_DATA SHOWN_.

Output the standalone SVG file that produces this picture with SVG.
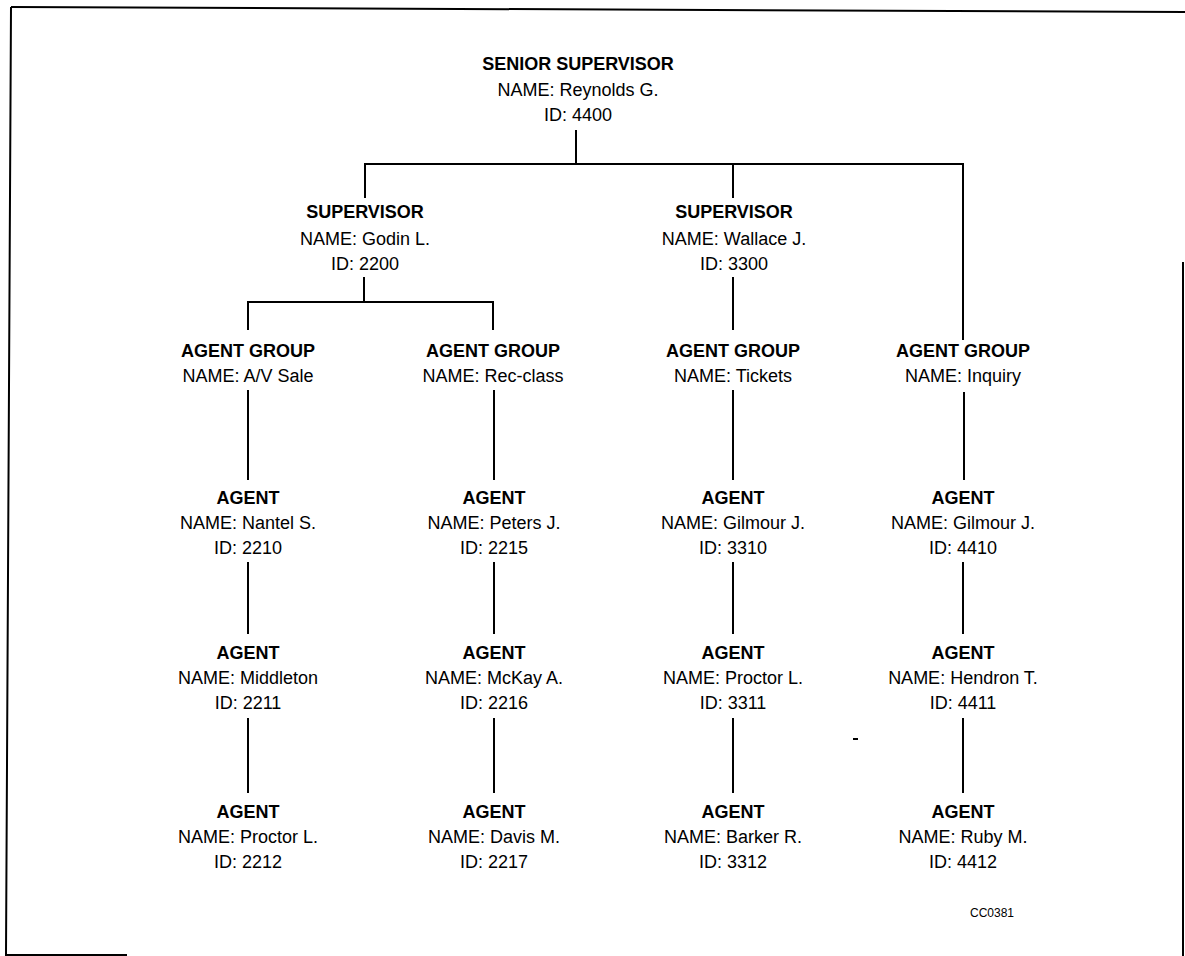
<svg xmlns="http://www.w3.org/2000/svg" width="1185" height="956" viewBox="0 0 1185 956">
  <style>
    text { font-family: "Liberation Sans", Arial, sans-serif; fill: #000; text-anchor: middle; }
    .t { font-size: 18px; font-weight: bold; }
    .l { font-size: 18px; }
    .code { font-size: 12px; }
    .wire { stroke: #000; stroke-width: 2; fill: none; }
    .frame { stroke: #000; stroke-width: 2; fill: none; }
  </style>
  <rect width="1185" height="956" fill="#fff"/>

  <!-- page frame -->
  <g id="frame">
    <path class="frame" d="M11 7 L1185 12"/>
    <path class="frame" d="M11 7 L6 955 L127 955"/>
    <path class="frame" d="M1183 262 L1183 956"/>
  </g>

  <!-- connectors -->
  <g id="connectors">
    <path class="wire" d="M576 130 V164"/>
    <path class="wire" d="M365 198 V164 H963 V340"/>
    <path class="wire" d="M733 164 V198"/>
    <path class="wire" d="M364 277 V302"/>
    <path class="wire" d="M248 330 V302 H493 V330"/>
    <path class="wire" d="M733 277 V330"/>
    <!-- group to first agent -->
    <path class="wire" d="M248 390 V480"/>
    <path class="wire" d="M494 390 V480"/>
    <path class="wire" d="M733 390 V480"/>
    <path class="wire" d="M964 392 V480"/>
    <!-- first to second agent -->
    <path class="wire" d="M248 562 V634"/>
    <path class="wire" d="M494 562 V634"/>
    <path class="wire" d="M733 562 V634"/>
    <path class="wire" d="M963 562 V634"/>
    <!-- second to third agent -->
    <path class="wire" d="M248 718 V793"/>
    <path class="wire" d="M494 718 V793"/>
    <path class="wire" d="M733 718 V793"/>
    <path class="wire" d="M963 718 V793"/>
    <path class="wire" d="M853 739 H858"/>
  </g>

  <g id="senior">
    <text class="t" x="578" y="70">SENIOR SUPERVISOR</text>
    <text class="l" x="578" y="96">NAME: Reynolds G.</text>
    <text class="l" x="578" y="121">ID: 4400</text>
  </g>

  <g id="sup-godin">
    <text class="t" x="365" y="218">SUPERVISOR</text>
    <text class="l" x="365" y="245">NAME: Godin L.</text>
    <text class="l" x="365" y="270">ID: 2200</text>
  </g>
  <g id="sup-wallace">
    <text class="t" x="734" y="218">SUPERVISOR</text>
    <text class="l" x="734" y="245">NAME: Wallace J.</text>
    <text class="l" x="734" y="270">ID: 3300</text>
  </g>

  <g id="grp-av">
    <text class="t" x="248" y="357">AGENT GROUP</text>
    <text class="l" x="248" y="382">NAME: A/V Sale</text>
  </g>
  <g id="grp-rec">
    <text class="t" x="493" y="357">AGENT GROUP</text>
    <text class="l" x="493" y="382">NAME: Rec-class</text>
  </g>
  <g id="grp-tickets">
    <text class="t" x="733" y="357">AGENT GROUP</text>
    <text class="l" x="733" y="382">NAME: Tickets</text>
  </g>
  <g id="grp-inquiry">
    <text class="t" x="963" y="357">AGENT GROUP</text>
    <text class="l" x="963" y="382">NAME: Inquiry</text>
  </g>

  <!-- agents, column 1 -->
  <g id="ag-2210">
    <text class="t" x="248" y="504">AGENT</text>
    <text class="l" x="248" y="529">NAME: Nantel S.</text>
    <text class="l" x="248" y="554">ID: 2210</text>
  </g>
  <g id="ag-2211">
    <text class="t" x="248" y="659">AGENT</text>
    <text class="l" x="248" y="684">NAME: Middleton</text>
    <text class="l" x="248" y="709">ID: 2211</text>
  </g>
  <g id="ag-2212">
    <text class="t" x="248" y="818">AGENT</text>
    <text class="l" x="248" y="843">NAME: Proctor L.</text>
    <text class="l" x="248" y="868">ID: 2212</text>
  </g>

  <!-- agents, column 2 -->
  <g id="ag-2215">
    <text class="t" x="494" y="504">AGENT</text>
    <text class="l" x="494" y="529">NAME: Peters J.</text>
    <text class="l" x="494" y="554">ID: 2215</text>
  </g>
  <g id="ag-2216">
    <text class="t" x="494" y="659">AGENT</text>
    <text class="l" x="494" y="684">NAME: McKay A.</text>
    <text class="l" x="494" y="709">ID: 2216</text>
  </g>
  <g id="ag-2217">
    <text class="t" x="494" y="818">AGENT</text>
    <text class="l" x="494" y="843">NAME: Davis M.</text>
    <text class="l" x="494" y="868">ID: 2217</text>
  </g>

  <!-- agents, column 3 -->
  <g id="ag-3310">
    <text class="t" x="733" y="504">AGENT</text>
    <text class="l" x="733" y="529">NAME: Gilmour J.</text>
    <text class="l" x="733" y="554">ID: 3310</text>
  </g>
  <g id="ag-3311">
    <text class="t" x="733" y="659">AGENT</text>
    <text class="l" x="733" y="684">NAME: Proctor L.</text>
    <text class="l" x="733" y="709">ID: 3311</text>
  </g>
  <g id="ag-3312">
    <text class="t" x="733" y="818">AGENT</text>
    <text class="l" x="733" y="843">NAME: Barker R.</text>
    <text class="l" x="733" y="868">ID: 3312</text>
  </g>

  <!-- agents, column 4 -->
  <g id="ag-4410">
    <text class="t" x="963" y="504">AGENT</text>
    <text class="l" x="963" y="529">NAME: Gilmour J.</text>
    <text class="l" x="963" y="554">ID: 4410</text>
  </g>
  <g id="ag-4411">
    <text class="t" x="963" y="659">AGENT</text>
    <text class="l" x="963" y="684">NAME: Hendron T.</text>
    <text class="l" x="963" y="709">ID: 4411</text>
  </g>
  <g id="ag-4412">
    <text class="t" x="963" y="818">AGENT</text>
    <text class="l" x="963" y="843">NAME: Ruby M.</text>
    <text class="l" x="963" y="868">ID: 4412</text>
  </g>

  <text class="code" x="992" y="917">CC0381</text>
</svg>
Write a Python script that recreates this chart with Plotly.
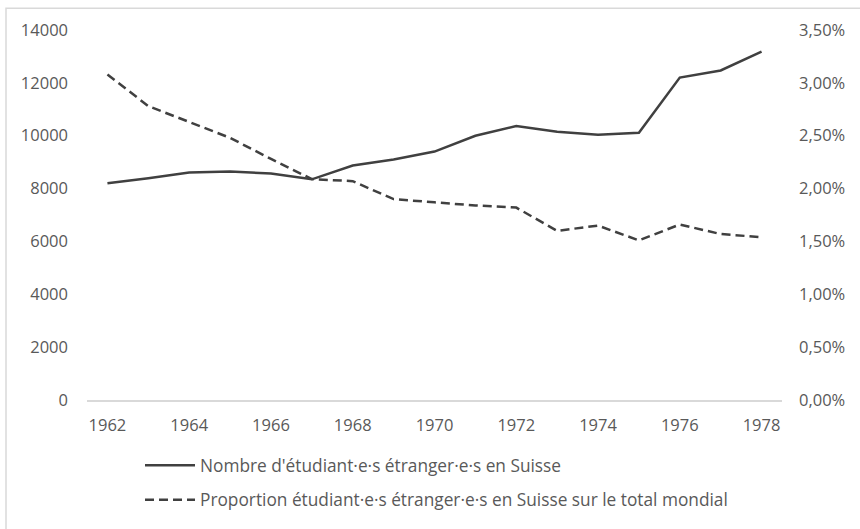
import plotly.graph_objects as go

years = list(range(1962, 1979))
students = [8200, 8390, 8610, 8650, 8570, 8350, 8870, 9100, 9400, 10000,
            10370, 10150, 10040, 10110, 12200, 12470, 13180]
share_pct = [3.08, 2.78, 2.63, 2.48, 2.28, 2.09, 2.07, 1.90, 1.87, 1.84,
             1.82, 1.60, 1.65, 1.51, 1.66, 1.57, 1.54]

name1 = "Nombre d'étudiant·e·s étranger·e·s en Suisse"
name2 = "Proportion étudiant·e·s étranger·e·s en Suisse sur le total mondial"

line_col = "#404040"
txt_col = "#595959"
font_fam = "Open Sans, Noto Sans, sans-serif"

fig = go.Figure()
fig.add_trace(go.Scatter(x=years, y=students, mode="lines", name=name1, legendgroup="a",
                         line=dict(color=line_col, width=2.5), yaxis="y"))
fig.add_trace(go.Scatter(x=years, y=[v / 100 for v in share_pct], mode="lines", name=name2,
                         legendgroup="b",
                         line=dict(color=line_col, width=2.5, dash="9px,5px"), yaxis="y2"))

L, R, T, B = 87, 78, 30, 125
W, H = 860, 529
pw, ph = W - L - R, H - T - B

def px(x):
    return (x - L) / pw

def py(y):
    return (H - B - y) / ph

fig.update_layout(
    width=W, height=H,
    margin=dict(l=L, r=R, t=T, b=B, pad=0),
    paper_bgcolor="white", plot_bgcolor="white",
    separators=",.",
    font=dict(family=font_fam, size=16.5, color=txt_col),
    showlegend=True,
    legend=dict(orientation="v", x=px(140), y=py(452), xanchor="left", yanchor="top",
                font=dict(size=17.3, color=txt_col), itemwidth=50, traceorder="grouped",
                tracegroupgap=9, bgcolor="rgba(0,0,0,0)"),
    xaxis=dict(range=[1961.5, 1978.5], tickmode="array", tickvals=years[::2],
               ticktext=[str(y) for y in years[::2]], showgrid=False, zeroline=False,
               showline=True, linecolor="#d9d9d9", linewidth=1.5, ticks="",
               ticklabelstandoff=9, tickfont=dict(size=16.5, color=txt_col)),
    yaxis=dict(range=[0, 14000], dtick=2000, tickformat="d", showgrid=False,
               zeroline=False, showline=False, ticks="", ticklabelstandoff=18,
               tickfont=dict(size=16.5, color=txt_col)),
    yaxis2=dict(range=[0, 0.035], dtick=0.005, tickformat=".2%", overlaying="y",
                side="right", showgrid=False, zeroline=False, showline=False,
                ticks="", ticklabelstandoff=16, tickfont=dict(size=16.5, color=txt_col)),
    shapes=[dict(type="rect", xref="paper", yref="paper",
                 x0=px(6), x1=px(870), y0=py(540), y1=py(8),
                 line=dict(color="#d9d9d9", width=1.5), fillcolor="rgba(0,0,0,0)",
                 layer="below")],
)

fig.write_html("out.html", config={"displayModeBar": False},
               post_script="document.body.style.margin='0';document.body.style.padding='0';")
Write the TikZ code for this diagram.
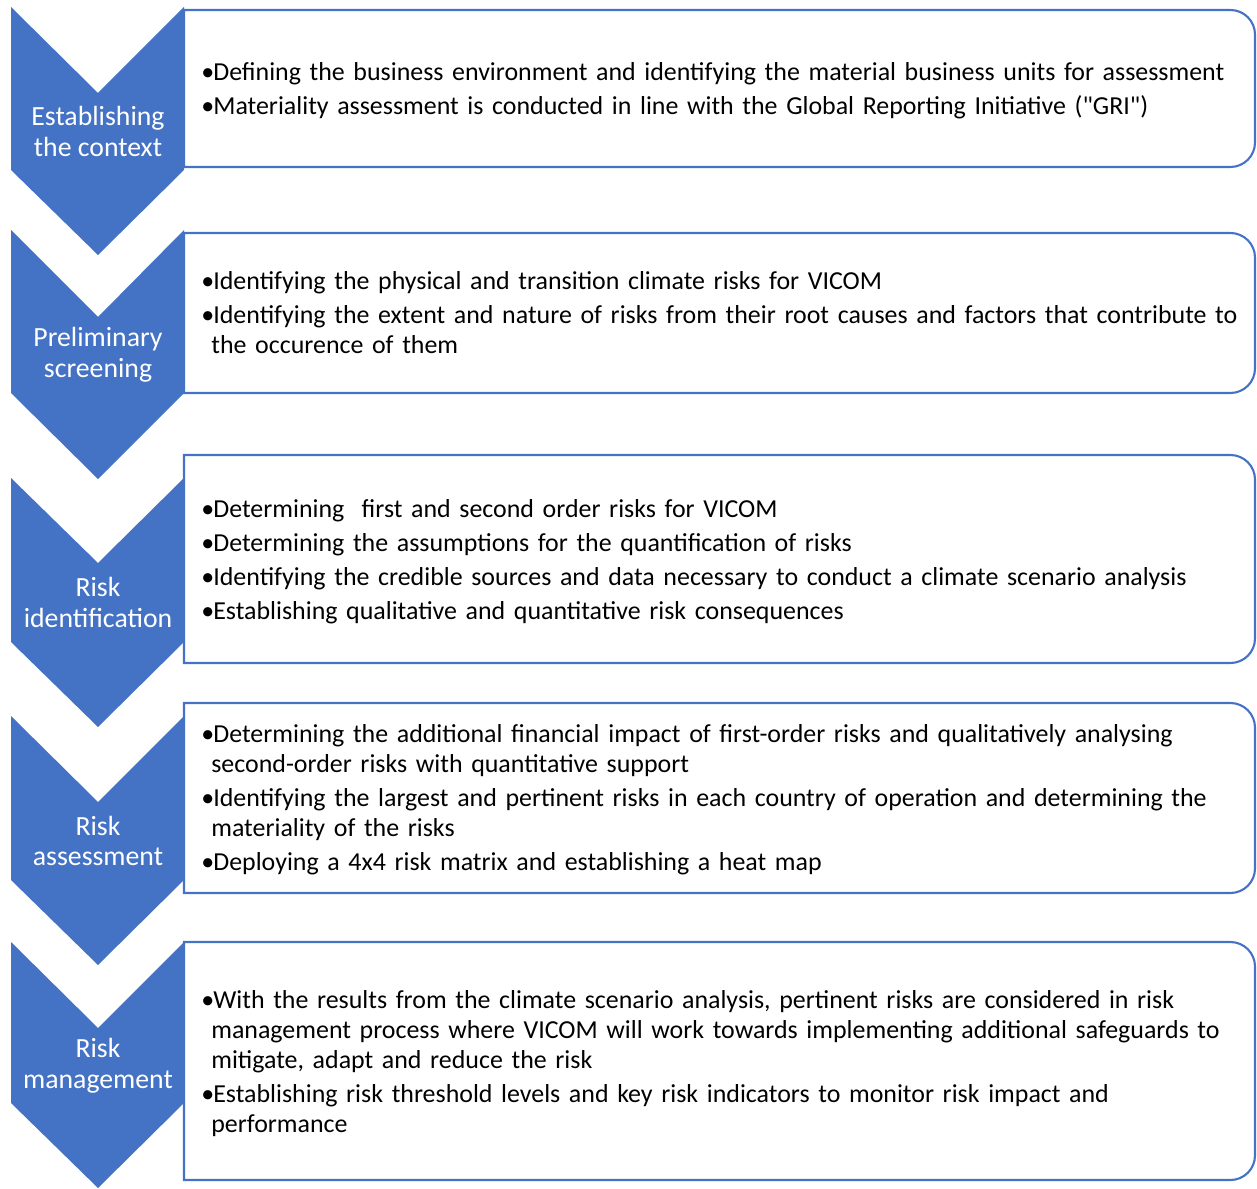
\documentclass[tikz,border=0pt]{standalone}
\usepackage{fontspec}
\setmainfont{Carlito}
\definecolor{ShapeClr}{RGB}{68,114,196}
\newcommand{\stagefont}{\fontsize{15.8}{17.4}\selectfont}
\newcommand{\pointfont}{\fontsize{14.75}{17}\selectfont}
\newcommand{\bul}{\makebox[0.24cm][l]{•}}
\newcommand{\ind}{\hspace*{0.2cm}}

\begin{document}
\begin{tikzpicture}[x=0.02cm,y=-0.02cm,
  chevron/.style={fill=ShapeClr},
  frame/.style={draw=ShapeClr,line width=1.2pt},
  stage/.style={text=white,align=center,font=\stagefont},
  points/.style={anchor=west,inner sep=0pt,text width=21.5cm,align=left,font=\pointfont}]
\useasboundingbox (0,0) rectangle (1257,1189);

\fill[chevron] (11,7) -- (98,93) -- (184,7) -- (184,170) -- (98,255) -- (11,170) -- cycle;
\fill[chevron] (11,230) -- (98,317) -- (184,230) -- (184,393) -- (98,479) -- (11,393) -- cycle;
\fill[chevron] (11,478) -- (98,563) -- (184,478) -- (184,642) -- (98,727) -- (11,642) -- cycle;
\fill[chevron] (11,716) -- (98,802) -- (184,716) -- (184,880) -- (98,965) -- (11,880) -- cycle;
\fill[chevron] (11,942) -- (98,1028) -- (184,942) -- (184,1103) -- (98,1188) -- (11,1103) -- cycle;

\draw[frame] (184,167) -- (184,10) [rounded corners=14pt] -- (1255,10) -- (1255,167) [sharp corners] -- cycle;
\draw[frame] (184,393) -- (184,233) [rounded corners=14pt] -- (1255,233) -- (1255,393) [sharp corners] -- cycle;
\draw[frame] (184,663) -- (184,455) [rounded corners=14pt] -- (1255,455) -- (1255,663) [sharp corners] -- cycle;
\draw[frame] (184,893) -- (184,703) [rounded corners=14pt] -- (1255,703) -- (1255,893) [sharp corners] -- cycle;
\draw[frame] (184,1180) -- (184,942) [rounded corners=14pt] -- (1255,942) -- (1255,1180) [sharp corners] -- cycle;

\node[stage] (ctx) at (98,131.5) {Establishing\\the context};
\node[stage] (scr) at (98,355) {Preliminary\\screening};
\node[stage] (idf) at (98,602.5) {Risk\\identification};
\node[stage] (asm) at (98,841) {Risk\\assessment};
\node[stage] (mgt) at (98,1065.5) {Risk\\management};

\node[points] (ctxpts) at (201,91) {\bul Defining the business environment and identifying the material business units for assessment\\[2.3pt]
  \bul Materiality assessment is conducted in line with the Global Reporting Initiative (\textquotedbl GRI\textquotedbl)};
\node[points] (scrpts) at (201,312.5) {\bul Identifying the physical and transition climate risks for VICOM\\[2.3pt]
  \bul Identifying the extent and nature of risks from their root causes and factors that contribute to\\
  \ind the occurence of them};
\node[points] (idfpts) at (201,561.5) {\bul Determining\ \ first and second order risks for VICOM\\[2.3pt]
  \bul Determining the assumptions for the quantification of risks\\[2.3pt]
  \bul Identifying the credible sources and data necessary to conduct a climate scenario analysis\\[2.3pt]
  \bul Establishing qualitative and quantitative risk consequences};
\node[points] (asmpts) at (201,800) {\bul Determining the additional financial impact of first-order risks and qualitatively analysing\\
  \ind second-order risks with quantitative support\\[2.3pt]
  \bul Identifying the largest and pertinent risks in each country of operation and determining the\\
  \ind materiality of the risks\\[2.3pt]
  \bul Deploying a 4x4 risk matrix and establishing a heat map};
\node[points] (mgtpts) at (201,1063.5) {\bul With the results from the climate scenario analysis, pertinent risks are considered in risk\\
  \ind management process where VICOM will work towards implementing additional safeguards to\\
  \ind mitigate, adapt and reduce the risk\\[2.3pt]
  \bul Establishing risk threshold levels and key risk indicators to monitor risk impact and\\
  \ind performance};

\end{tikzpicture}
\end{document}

_AIM OF THE TASK_.
Any pictures should be left out. Reproduce every line from the one holding "Write a Python" down to the one holding "1.82, 1.60, 1.65, 1.51, 1.66, 1.57, 1.54]", both of those lines included.

_OUTPUT_.
Write a Python script that recreates this chart with Plotly.
import plotly.graph_objects as go

years = list(range(1962, 1979))
students = [8200, 8390, 8610, 8650, 8570, 8350, 8870, 9100, 9400, 10000,
            10370, 10150, 10040, 10110, 12200, 12470, 13180]
share_pct = [3.08, 2.78, 2.63, 2.48, 2.28, 2.09, 2.07, 1.90, 1.87, 1.84,
             1.82, 1.60, 1.65, 1.51, 1.66, 1.57, 1.54]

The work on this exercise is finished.